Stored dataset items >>
---
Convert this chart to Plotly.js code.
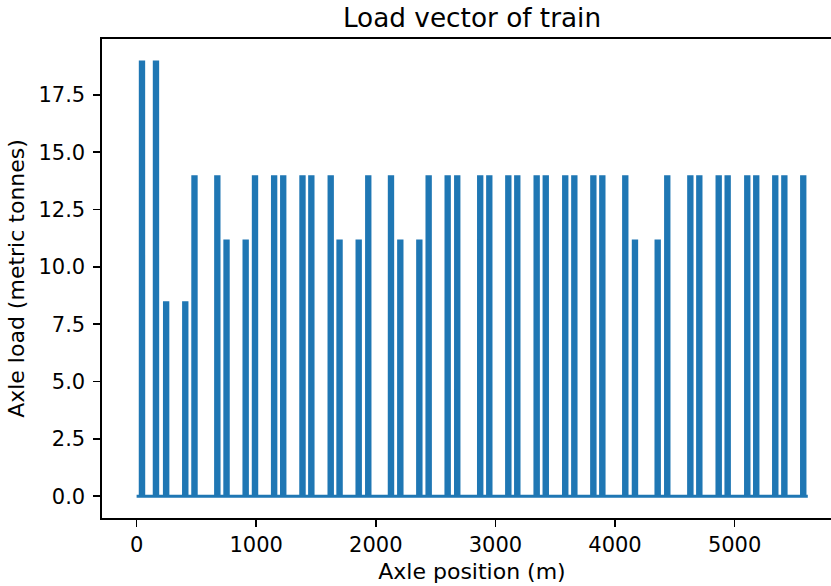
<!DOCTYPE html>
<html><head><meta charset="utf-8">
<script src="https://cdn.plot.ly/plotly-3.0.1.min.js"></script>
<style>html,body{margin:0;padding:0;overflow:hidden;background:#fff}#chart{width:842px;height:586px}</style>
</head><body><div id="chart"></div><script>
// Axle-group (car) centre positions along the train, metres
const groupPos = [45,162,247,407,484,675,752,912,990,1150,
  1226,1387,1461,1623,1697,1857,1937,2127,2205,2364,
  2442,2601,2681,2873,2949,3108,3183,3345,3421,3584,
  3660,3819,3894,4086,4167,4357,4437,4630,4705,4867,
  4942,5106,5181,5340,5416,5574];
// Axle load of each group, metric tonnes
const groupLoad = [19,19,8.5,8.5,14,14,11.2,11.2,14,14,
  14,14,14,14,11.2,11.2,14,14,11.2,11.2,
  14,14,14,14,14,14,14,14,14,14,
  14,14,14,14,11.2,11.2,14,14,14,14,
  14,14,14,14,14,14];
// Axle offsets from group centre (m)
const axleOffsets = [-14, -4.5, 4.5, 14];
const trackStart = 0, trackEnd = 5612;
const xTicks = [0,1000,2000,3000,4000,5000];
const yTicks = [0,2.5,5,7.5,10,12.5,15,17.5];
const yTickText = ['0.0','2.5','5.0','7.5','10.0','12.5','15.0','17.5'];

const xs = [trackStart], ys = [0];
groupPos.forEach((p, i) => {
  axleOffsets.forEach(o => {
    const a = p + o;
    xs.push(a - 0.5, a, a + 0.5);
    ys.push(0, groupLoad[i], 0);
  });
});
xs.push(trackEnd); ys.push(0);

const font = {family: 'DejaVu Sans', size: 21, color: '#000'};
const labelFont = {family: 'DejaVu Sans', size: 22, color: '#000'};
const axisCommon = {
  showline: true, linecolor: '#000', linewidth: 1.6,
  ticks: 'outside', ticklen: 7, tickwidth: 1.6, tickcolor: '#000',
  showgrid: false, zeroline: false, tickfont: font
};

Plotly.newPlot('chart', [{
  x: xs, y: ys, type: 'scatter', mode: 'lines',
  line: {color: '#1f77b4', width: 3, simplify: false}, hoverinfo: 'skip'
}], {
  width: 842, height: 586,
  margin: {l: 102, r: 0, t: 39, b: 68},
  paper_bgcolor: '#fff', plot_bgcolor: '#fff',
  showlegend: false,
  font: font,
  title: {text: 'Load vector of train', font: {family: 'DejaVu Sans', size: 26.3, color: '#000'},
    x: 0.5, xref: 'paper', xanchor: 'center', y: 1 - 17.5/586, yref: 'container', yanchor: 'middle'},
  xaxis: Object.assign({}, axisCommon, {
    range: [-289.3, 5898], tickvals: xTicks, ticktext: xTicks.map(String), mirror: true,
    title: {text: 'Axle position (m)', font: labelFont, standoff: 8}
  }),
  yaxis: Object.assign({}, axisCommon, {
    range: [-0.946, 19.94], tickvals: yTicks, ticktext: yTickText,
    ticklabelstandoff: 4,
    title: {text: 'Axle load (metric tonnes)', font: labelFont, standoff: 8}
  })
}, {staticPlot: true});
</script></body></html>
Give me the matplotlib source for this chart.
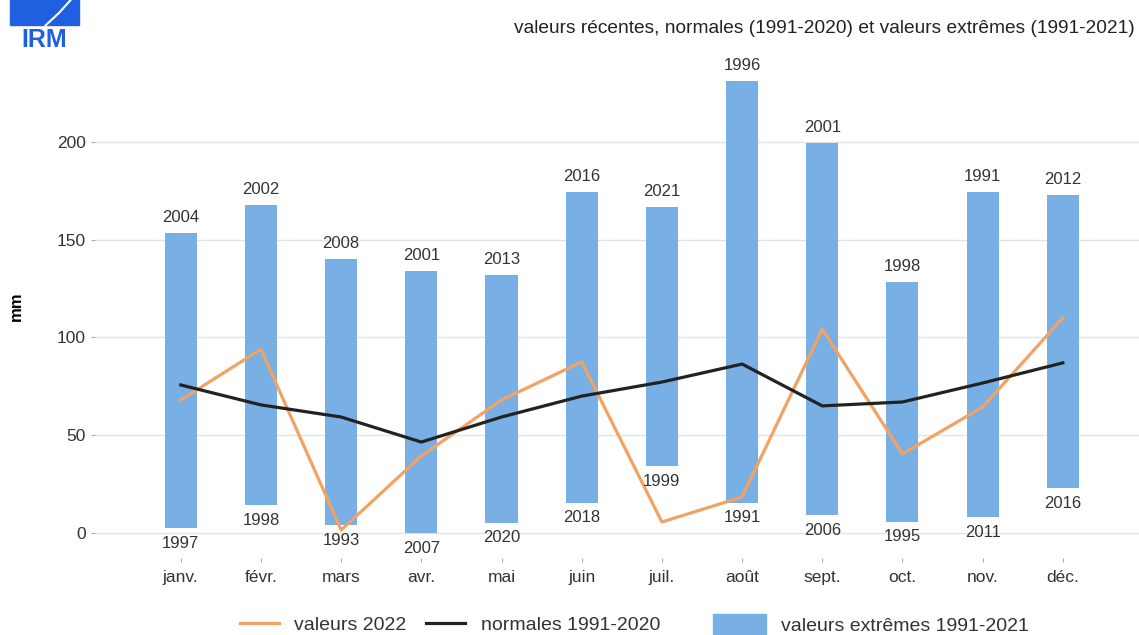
---
Leave the pictures out and write out every entry exactly as given.

Convert this chart to Plotly.js code.
<!DOCTYPE html>
<html><head><meta charset="utf-8">
<script src="https://cdn.plot.ly/plotly-3.0.1.min.js"></script>
<style>html,body{margin:0;padding:0;overflow:hidden;background:#fff}#chart{width:842px;height:586px}</style>
</head><body><div id="chart"></div><script>
// Axle-group (car) centre positions along the train, metres
const groupPos = [45,162,247,407,484,675,752,912,990,1150,
  1226,1387,1461,1623,1697,1857,1937,2127,2205,2364,
  2442,2601,2681,2873,2949,3108,3183,3345,3421,3584,
  3660,3819,3894,4086,4167,4357,4437,4630,4705,4867,
  4942,5106,5181,5340,5416,5574];
// Axle load of each group, metric tonnes
const groupLoad = [19,19,8.5,8.5,14,14,11.2,11.2,14,14,
  14,14,14,14,11.2,11.2,14,14,11.2,11.2,
  14,14,14,14,14,14,14,14,14,14,
  14,14,14,14,11.2,11.2,14,14,14,14,
  14,14,14,14,14,14];
// Axle offsets from group centre (m)
const axleOffsets = [-14, -4.5, 4.5, 14];
const trackStart = 0, trackEnd = 5612;
const xTicks = [0,1000,2000,3000,4000,5000];
const yTicks = [0,2.5,5,7.5,10,12.5,15,17.5];
const yTickText = ['0.0','2.5','5.0','7.5','10.0','12.5','15.0','17.5'];

const xs = [trackStart], ys = [0];
groupPos.forEach((p, i) => {
  axleOffsets.forEach(o => {
    const a = p + o;
    xs.push(a - 0.5, a, a + 0.5);
    ys.push(0, groupLoad[i], 0);
  });
});
xs.push(trackEnd); ys.push(0);

const font = {family: 'DejaVu Sans', size: 21, color: '#000'};
const labelFont = {family: 'DejaVu Sans', size: 22, color: '#000'};
const axisCommon = {
  showline: true, linecolor: '#000', linewidth: 1.6,
  ticks: 'outside', ticklen: 7, tickwidth: 1.6, tickcolor: '#000',
  showgrid: false, zeroline: false, tickfont: font
};

Plotly.newPlot('chart', [{
  x: xs, y: ys, type: 'scatter', mode: 'lines',
  line: {color: '#1f77b4', width: 3, simplify: false}, hoverinfo: 'skip'
}], {
  width: 842, height: 586,
  margin: {l: 102, r: 0, t: 39, b: 68},
  paper_bgcolor: '#fff', plot_bgcolor: '#fff',
  showlegend: false,
  font: font,
  title: {text: 'Load vector of train', font: {family: 'DejaVu Sans', size: 26.3, color: '#000'},
    x: 0.5, xref: 'paper', xanchor: 'center', y: 1 - 17.5/586, yref: 'container', yanchor: 'middle'},
  xaxis: Object.assign({}, axisCommon, {
    range: [-289.3, 5898], tickvals: xTicks, ticktext: xTicks.map(String), mirror: true,
    title: {text: 'Axle position (m)', font: labelFont, standoff: 8}
  }),
  yaxis: Object.assign({}, axisCommon, {
    range: [-0.946, 19.94], tickvals: yTicks, ticktext: yTickText,
    ticklabelstandoff: 4,
    title: {text: 'Axle load (metric tonnes)', font: labelFont, standoff: 8}
  })
}, {staticPlot: true});
</script></body></html>
Give me the matplotlib source for this chart.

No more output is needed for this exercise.